REQUIREMENT: Leave out the pictures and transcribe everything else exactly.

━━━ DATASET EXTRACT ━━━

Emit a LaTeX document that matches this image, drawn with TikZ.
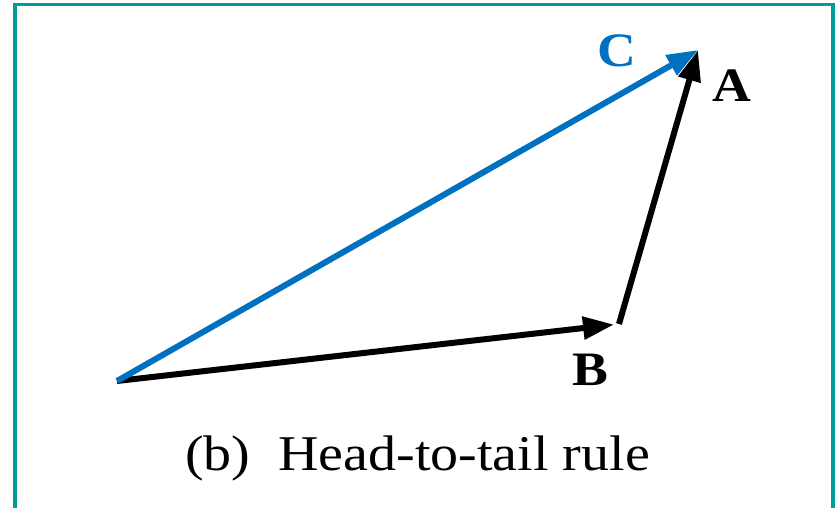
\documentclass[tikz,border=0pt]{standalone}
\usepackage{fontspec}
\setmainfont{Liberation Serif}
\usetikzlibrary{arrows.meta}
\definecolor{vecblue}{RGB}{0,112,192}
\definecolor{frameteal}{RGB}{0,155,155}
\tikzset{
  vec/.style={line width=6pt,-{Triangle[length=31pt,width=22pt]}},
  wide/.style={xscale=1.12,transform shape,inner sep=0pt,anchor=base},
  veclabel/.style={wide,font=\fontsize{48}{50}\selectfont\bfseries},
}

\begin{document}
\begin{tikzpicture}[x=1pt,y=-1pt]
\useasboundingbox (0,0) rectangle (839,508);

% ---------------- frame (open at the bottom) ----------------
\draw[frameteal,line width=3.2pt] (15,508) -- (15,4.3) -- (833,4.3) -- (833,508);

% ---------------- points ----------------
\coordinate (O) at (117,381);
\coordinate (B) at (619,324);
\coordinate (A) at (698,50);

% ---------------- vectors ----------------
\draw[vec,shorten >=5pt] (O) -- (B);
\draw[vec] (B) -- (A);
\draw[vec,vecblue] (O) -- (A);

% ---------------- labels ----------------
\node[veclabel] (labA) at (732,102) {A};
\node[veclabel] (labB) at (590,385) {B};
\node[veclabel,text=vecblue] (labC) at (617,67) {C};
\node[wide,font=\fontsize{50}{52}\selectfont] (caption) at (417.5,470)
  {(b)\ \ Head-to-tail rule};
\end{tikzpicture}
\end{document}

━━━

OUTPUT OF THE EXERCISE:
Emit a LaTeX document that matches this image, drawn with TikZ.
\documentclass[tikz,border=0pt]{standalone}
\usepackage{fontspec}
\setmainfont{Liberation Serif}
\usetikzlibrary{arrows.meta}
\definecolor{vecblue}{RGB}{0,112,192}
\definecolor{frameteal}{RGB}{0,155,155}
\tikzset{
  vec/.style={line width=6pt,-{Triangle[length=31pt,width=22pt]}},
  wide/.style={xscale=1.12,transform shape,inner sep=0pt,anchor=base},
  veclabel/.style={wide,font=\fontsize{48}{50}\selectfont\bfseries},
}

\begin{document}
\begin{tikzpicture}[x=1pt,y=-1pt]
\useasboundingbox (0,0) rectangle (839,508);

% ---------------- frame (open at the bottom) ----------------
\draw[frameteal,line width=3.2pt] (15,508) -- (15,4.3) -- (833,4.3) -- (833,508);

% ---------------- points ----------------
\coordinate (O) at (117,381);
\coordinate (B) at (619,324);
\coordinate (A) at (698,50);

% ---------------- vectors ----------------
\draw[vec,shorten >=5pt] (O) -- (B);
\draw[vec] (B) -- (A);
\draw[vec,vecblue] (O) -- (A);

% ---------------- labels ----------------
\node[veclabel] (labA) at (732,102) {A};
\node[veclabel] (labB) at (590,385) {B};
\node[veclabel,text=vecblue] (labC) at (617,67) {C};
\node[wide,font=\fontsize{50}{52}\selectfont] (caption) at (417.5,470)
  {(b)\ \ Head-to-tail rule};
\end{tikzpicture}
\end{document}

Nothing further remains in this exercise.